** START DATA EXTRACT **

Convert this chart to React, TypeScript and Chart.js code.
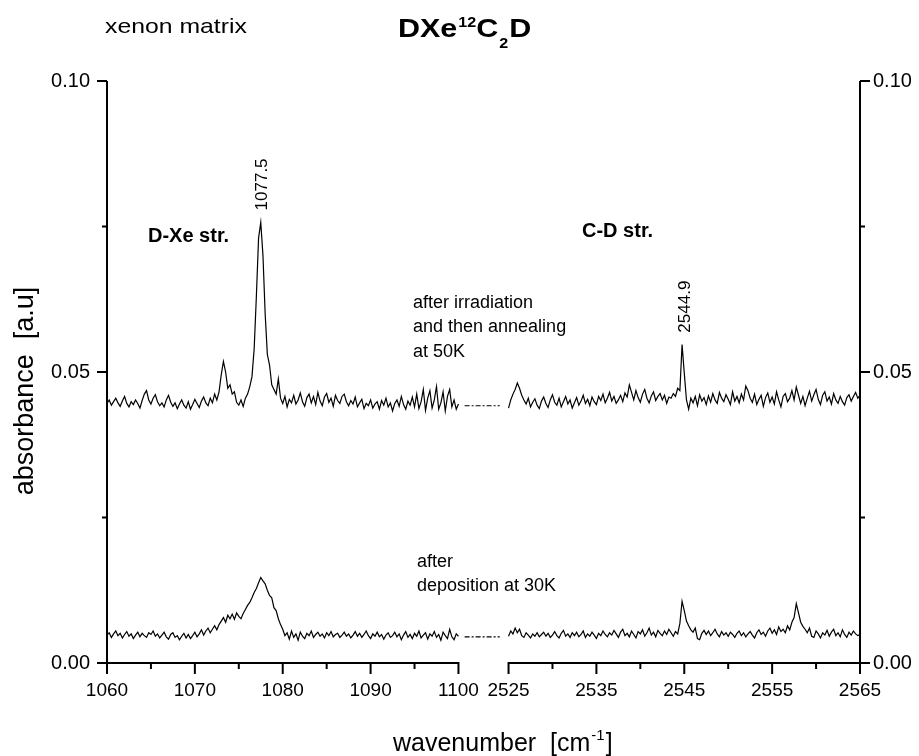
import React, { useEffect, useRef } from "react";
import { Chart, registerables } from "chart.js";

Chart.register(...registerables);

// ---- data (absorbance in units of 1e-4) ----
const LEFT_START = 1060;
const RIGHT_START = 2525;
const STEP = 0.25;
const SEGMENT = 40;
const GAP = 5.7;

// after irradiation and annealing at 50K, 1060-1100 cm-1
const UPPER_LEFT = [
  446, 452, 443, 449, 455, 447, 441, 450, 458, 446,
  440, 449, 444, 452, 446, 438, 451, 462, 468, 452,
  445, 455, 461, 449, 442, 447, 440, 452, 460, 448,
  441, 447, 437, 445, 452, 443, 438, 449, 436, 444,
  453, 446, 439, 450, 457, 447, 442, 455, 447, 462,
  452, 466, 495, 518, 500, 472, 478, 462, 466, 448,
  443, 452, 441, 455, 462, 475, 492, 540, 630, 730,
  757, 700, 600, 530, 512, 478, 470, 462, 488, 455,
  446, 458, 440, 453, 447, 460, 445, 452, 464, 449,
  441, 456, 462, 447, 458, 444, 465, 450, 442, 457,
  463, 448, 455, 441, 460, 451, 446, 458, 462, 449,
  442, 451, 445, 457, 440, 447, 453, 437, 446, 442,
  452, 438, 445, 449, 436, 451, 443, 455, 440, 447,
  433, 446, 452, 441, 458, 444, 436, 450, 443, 457,
  440, 462, 437, 449, 470, 434, 455, 468, 438, 452,
  475, 436, 447, 466, 433, 458, 470, 440, 452, 436,
  445,
];

// after irradiation and annealing at 50K, 2525-2565 cm-1
const UPPER_RIGHT = [
  438, 452, 462, 470, 481, 472, 460, 452, 445, 455,
  440, 448, 454, 443, 437, 450, 457, 446, 439, 452,
  461, 448, 443, 455, 440, 449, 458, 445, 452, 438,
  447, 456, 443, 450, 460, 446, 453, 442, 457, 449,
  444, 458, 451, 462, 447, 455, 465, 450, 458, 446,
  452, 460, 449, 464, 457, 478, 465, 452, 468, 456,
  448, 462, 470, 455, 447, 459, 466, 451, 458, 463,
  452, 460, 446, 457, 455, 463, 458, 472, 468, 547,
  498, 452, 436, 455, 447, 458, 442, 461, 450, 456,
  444, 459, 448, 463, 452, 446, 465, 455, 449, 461,
  453, 444, 466, 450, 458, 447, 462, 452, 476, 468,
  455, 448, 462, 444, 453, 460, 441, 456, 464, 448,
  457, 445, 466, 452, 440, 458, 463, 449, 455, 468,
  452, 474, 460, 446, 458, 442, 455, 467, 450, 461,
  470, 453, 444, 460, 466, 450, 457, 445, 463, 452,
  446, 458, 449, 443, 456, 461, 450, 458, 465, 455,
  460,
];

// after deposition at 30K, 1060-1100 cm-1
const LOWER_LEFT = [
  48, 52, 44, 50, 55, 47, 51, 43, 49, 54,
  46, 50, 42, 48, 53, 45, 51, 47, 44, 52,
  49, 55, 46, 50, 43, 48, 53, 45, 41, 49,
  52, 44, 47, 40, 46, 51, 43, 49, 42, 47,
  53, 45, 50, 57, 48, 55, 60, 52, 58, 64,
  57, 66, 72, 78, 70, 82, 76, 84, 75, 86,
  80, 76, 85, 92, 99, 104, 112, 121, 128, 138,
  147, 141, 136, 125, 116, 112, 95, 90, 76, 66,
  58, 47, 52, 41, 55, 44, 50, 39, 53, 46,
  42, 51, 47, 55, 44, 49, 53, 46, 50, 43,
  52, 47, 54, 45, 49, 51, 44, 48, 53, 46,
  50, 43, 48, 54, 46, 51, 44, 49, 55, 47,
  42, 50, 46, 53, 45, 49, 41, 48, 52, 44,
  47, 53, 45, 50, 40, 48, 54, 44, 49, 42,
  51, 46, 55, 43, 48, 52, 41, 50, 46, 54,
  44, 49, 39, 53, 47, 42, 58, 45, 40, 50,
  46,
];

// after deposition at 30K, 2525-2565 cm-1
const LOWER_RIGHT = [
  46, 55, 50, 60, 52, 58, 47, 44, 52, 48,
  43, 50, 46, 52, 45, 49, 53, 46, 51, 44,
  48, 54, 47, 43, 51, 56, 46, 50, 44, 52,
  47, 53, 45, 49, 55, 44, 50, 46, 53, 48,
  42, 51, 47, 55, 49, 45, 52, 48, 56, 50,
  44, 53, 58, 47, 51, 45, 55, 49, 43, 54,
  50, 57, 46, 52, 60, 48, 53, 45, 56, 51,
  47, 55, 49, 58, 52, 46, 54, 50, 68, 106,
  90, 72, 64, 57, 53, 60, 42, 40, 51, 56,
  49, 55, 47, 52, 58, 50, 45, 54, 48, 52,
  46, 53, 49, 44, 51, 55, 47, 52, 45, 50,
  54, 48, 43, 52, 57, 49, 53, 46, 55, 60,
  51, 57, 49, 62, 54, 58, 52, 64, 57, 70,
  78, 102, 86, 70, 63, 58, 52, 60, 46, 44,
  55, 50, 43, 52, 48, 56, 46, 53, 58, 47,
  52, 45, 57, 49, 44, 53, 48, 55, 50, 47,
  49,
];

const X_TICKS_LEFT = [1060, 1070, 1080, 1090, 1100];
const X_TICKS_RIGHT = [2525, 2535, 2545, 2555, 2565];
const X_MINOR = [1065, 1075, 1085, 1095, 2530, 2540, 2550, 2560];
const Y_MAJOR = [0, 0.05, 0.1];
const Y_MINOR = [0.025, 0.075];
const CONNECTOR_X = [1100.7, 2524.0];
const CONNECTOR_Y = [0.0442, 0.0045];
const PEAK_LABELS = ["1077.5", "2544.9"];

const FONT = '"Liberation Sans", Arial, Helvetica, sans-serif';

function toAxis(wn: number): number {
  return wn < 2000 ? wn - LEFT_START : wn - RIGHT_START + SEGMENT + GAP;
}
function fromAxis(v: number): number {
  return v <= SEGMENT + GAP / 2 ? v + LEFT_START : v - SEGMENT - GAP + RIGHT_START;
}
function series(values: number[], start: number) {
  return values.map((v, i) => ({ x: toAxis(start + i * STEP), y: v / 10000 }));
}

function drawText(
  ctx: CanvasRenderingContext2D,
  str: string,
  x: number,
  y: number,
  font: string,
  sx = 1,
  rotate = 0,
  align: CanvasTextAlign = "left"
): number {
  ctx.save();
  ctx.font = font;
  ctx.textAlign = align;
  ctx.textBaseline = "alphabetic";
  ctx.fillStyle = "#000";
  ctx.translate(x, y);
  if (rotate) ctx.rotate(rotate);
  ctx.scale(sx, 1);
  ctx.fillText(str, 0, 0);
  const w = ctx.measureText(str).width * sx;
  ctx.restore();
  return w;
}

const framePlugin = {
  id: "frame",
  afterDraw(chart: any) {
    const { ctx, chartArea: a, scales } = chart;
    const xs = scales.x;
    const ys = scales.y;
    ctx.save();
    ctx.strokeStyle = "#000";
    ctx.lineWidth = 2;
    ctx.beginPath();
    // vertical axes
    ctx.moveTo(a.left, a.top);
    ctx.lineTo(a.left, a.bottom + 1);
    ctx.moveTo(a.right, a.top);
    ctx.lineTo(a.right, a.bottom + 1);
    // broken bottom axis
    const segs = [
      [X_TICKS_LEFT[0], X_TICKS_LEFT[X_TICKS_LEFT.length - 1]],
      [X_TICKS_RIGHT[0], X_TICKS_RIGHT[X_TICKS_RIGHT.length - 1]],
    ];
    for (const [s, e] of segs) {
      ctx.moveTo(xs.getPixelForValue(toAxis(s)) - 1, a.bottom);
      ctx.lineTo(xs.getPixelForValue(toAxis(e)) + 1, a.bottom);
    }
    // y ticks
    for (const v of Y_MAJOR) {
      const y = ys.getPixelForValue(v);
      ctx.moveTo(a.left - 10, y);
      ctx.lineTo(a.left, y);
      ctx.moveTo(a.right, y);
      ctx.lineTo(a.right + 10, y);
    }
    for (const v of Y_MINOR) {
      const y = ys.getPixelForValue(v);
      ctx.moveTo(a.left - 5, y);
      ctx.lineTo(a.left, y);
      ctx.moveTo(a.right, y);
      ctx.lineTo(a.right + 5, y);
    }
    // x ticks
    for (const v of [...X_TICKS_LEFT, ...X_TICKS_RIGHT]) {
      const x = xs.getPixelForValue(toAxis(v));
      ctx.moveTo(x, a.bottom);
      ctx.lineTo(x, a.bottom + 11);
    }
    for (const v of X_MINOR) {
      const x = xs.getPixelForValue(toAxis(v));
      ctx.moveTo(x, a.bottom);
      ctx.lineTo(x, a.bottom + 6);
    }
    ctx.stroke();
    ctx.restore();

    // ---- titles & annotations ----
    // header
    drawText(ctx, "xenon matrix", 105, 33, `21px ${FONT}`, 1.18);
    let tx = 398;
    const tb = 37;
    tx += drawText(ctx, "DXe", tx, tb, `bold 25px ${FONT}`, 1.22);
    tx += 1 + drawText(ctx, "12", tx + 1, tb - 10, `bold 14px ${FONT}`, 1.15);
    tx += drawText(ctx, "C", tx, tb, `bold 25px ${FONT}`, 1.22);
    tx += 1 + drawText(ctx, "2", tx + 1, tb + 11, `bold 14px ${FONT}`, 1.15);
    drawText(ctx, "D", tx + 1, tb, `bold 25px ${FONT}`, 1.22);

    // axis titles
    drawText(ctx, "absorbance  [a.u]", 33, 391, `27px ${FONT}`, 1, -Math.PI / 2, "center");
    let wx = 393;
    const wb = 751;
    wx += drawText(ctx, "wavenumber  [cm", wx, wb, `25px ${FONT}`);
    wx += 1 + drawText(ctx, "-1", wx + 1, wb - 11, `15px ${FONT}`);
    drawText(ctx, "]", wx + 1, wb, `25px ${FONT}`);

    // band labels
    drawText(ctx, "D-Xe str.", 148, 242, `bold 20px ${FONT}`);
    drawText(ctx, "C-D str.", 582, 237, `bold 20px ${FONT}`);

    // peak labels (anchored to data maxima)
    const peakSets = [UPPER_LEFT, UPPER_RIGHT];
    const starts = [LEFT_START, RIGHT_START];
    PEAK_LABELS.forEach((lab, k) => {
      const wn = parseFloat(lab);
      const vals = peakSets[k];
      let best = 0;
      vals.forEach((v, i) => {
        const w = starts[k] + i * STEP;
        if (Math.abs(w - wn) <= 1 && v > best) best = v;
      });
      const px = xs.getPixelForValue(toAxis(wn));
      const py = ys.getPixelForValue(best / 10000);
      drawText(ctx, lab, px + 6.5, py - 12, `17px ${FONT}`, 1, -Math.PI / 2, "left");
    });

    // spectrum descriptions
    const f18 = `18px ${FONT}`;
    drawText(ctx, "after irradiation", 413, 308, f18);
    drawText(ctx, "and then annealing", 413, 332, f18);
    drawText(ctx, "at 50K", 413, 357, f18);
    drawText(ctx, "after", 417, 567, f18);
    drawText(ctx, "deposition at 30K", 417, 591, f18);
  },
};

export default function App() {
  const ref = useRef<HTMLCanvasElement | null>(null);

  useEffect(() => {
    if (!ref.current) return;
    const line = (data: any[], dash: number[] = []) => ({
      data,
      borderColor: "#000",
      backgroundColor: "#000",
      borderWidth: dash.length ? 1.2 : 1.2,
      borderDash: dash,
      pointRadius: 0,
      tension: 0,
      fill: false,
    });
    const connector = (y: number) =>
      CONNECTOR_X.map((w) => ({ x: toAxis(w), y }));

    const chart = new Chart(ref.current, {
      type: "line",
      data: {
        datasets: [
          line(series(UPPER_LEFT, LEFT_START)),
          line(series(UPPER_RIGHT, RIGHT_START)),
          line(series(LOWER_LEFT, LEFT_START)),
          line(series(LOWER_RIGHT, RIGHT_START)),
          line(connector(CONNECTOR_Y[0]), [5, 2, 2, 2]),
          line(connector(CONNECTOR_Y[1]), [5, 2, 2, 2]),
        ] as any,
      },
      options: {
        responsive: false,
        devicePixelRatio: 1,
        animation: false,
        layout: { padding: { top: 81, left: 0, right: 0, bottom: 0 } },
        plugins: {
          legend: { display: false },
          tooltip: { enabled: false },
          title: { display: false },
        },
        scales: {
          x: {
            type: "linear",
            min: 0,
            max: SEGMENT * 2 + GAP,
            grid: { display: false, drawTicks: false },
            border: { display: false },
            afterBuildTicks: (scale: any) => {
              scale.ticks = [...X_TICKS_LEFT, ...X_TICKS_RIGHT].map((v) => ({
                value: toAxis(v),
              }));
            },
            afterFit: (scale: any) => {
              scale.height = 93;
            },
            ticks: {
              autoSkip: false,
              maxRotation: 0,
              minRotation: 0,
              padding: 16,
              color: "#000",
              font: { family: FONT, size: 19 },
              callback: (v: any) => String(Math.round(fromAxis(Number(v)))),
            },
          },
          y: {
            type: "linear",
            position: "left",
            min: 0,
            max: 0.1,
            grid: { display: false, drawTicks: false },
            border: { display: false },
            afterBuildTicks: (scale: any) => {
              scale.ticks = Y_MAJOR.map((v) => ({ value: v }));
            },
            afterFit: (scale: any) => {
              scale.width = 107;
            },
            ticks: {
              padding: 17,
              color: "#000",
              font: { family: FONT, size: 20 },
              callback: (v: any) => Number(v).toFixed(2),
            },
          },
          y2: {
            type: "linear",
            position: "right",
            display: true,
            min: 0,
            max: 0.1,
            grid: { display: false, drawTicks: false },
            border: { display: false },
            afterBuildTicks: (scale: any) => {
              scale.ticks = Y_MAJOR.map((v) => ({ value: v }));
            },
            afterFit: (scale: any) => {
              scale.width = 59;
            },
            ticks: {
              padding: 13,
              color: "#000",
              font: { family: FONT, size: 20 },
              callback: (v: any) => Number(v).toFixed(2),
            },
          },
        },
      } as any,
      plugins: [framePlugin],
    });
    return () => chart.destroy();
  }, []);

  return (
    <div
      style={{
        position: "fixed",
        left: 0,
        top: 0,
        width: 919,
        height: 756,
        background: "#fff",
      }}
    >
      <canvas ref={ref} width={919} height={756} style={{ display: "block" }} />
    </div>
  );
}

** END DATA EXTRACT **

PROBLEM DESCRIPTION :: Repeat the lines above, starting at the first and stopping after the line that holds "const GAP = 5.7;", with the pictures left out.

THE COMPLETED TASK ::
Convert this chart to React, TypeScript and Chart.js code.
import React, { useEffect, useRef } from "react";
import { Chart, registerables } from "chart.js";

Chart.register(...registerables);

// ---- data (absorbance in units of 1e-4) ----
const LEFT_START = 1060;
const RIGHT_START = 2525;
const STEP = 0.25;
const SEGMENT = 40;
const GAP = 5.7;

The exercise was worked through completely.